The -J flag defines a local JMeter property, but it also could be defined properties to be sent to all JMeter servers in remote-testing using -G flag, or Java system properties with -D flag like in all Java programs.

If there are many properties that need to be set at the same time, you could do it by setting a property file and using the -q flag in the command line with the file route.

You can find a complete list of all JMeter flags here.

4. Monitoring

The main disadvantage of running in non-GUI mode is that you can’t see the real-time results on the listeners. However, there are some other options that are explained on this post, or in this other, that enables the tester to see live results during the executions.

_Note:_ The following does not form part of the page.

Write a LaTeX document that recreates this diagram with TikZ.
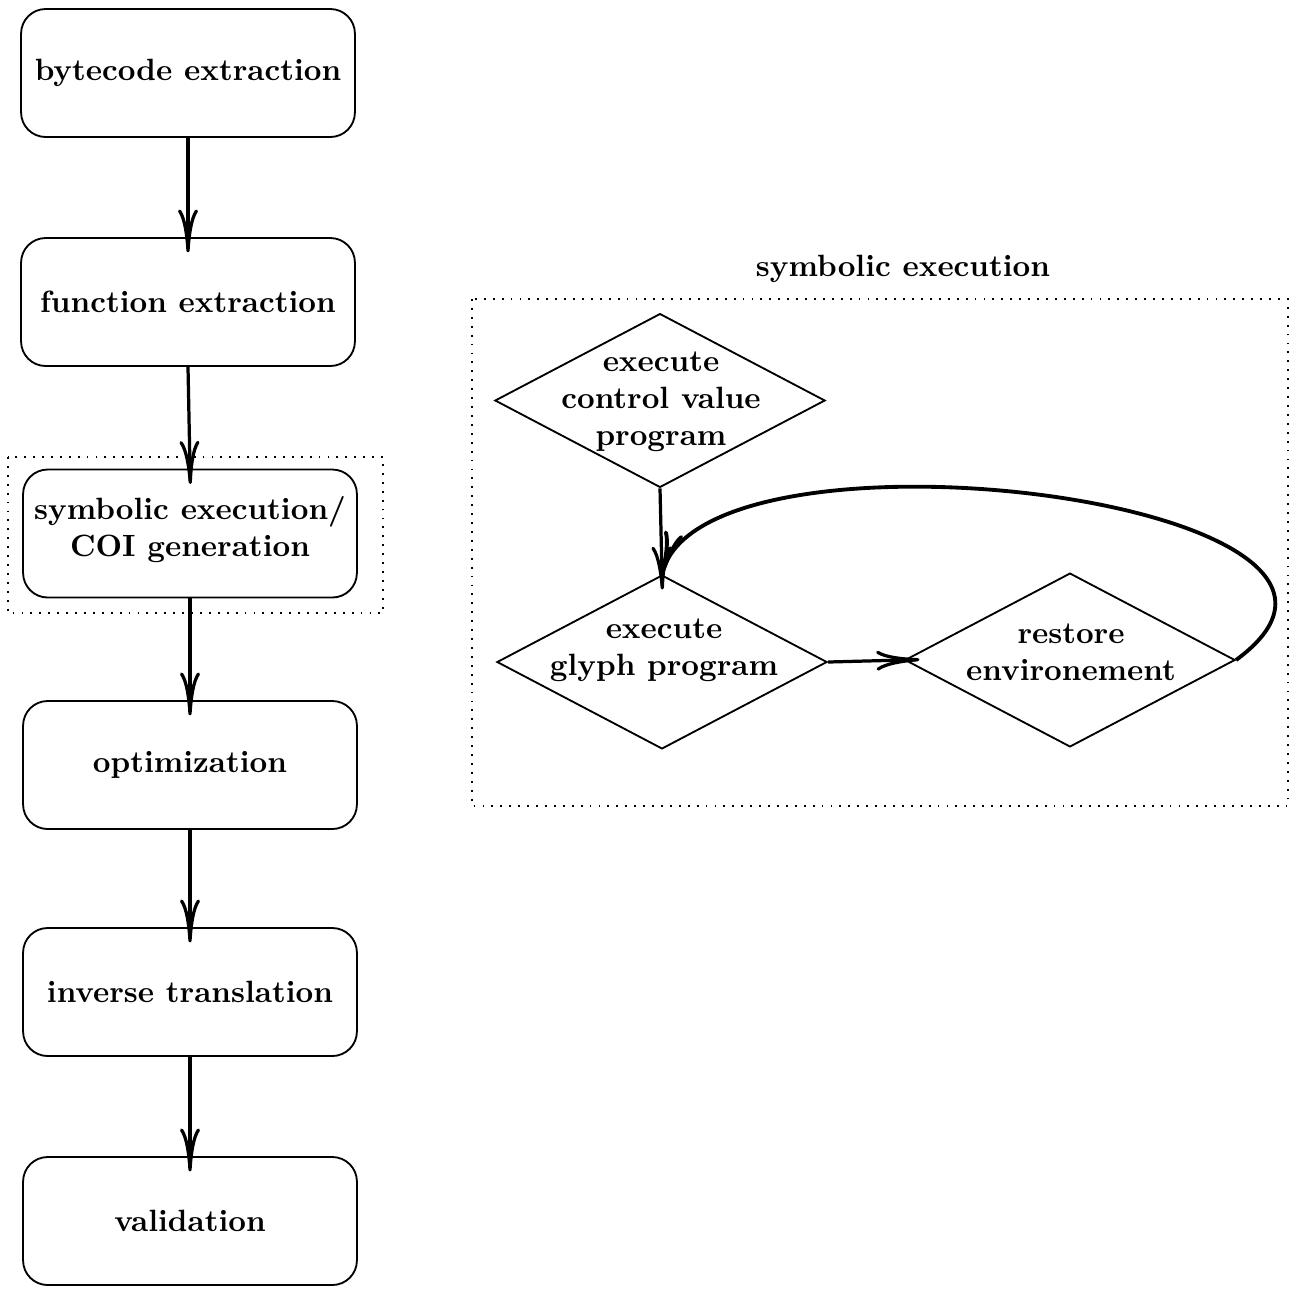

The first post explains how to understand the information given by JMeter while running in non-GUI mode, which is not as much information as shown in the listeners but is useful in order to get a basic idea of the test results. Then it shows the advantages, in terms of monitoring, of running the tests with Taurus or, even better, with BlazeMeter. 

The second post explains how to configure your tests to see live results using Grafana and InfuxDB. Grafana is a tool used for time series analytics, which enables the user to create real-time graphs based on time series data, whereas InfluxDB is a time series database which is used as a temporary metrics storage.

Get Started With JMeter Non-GUI Mode

It’s always recommended to run JMeter non-GUI tests instead of GUI tests as you will avoid many performance related problems on JMeter. 

Non-GUI mode is very powerful, almost every feature that could be used from JMeter GUI could be also used either through command line or the properties files. 

Here we have reviewed some suggestions to run non-GUI tests in a better way, but there are many others (like the remaining flags usage) that could be reviewed in JMeter documentation or in other posts of this blog.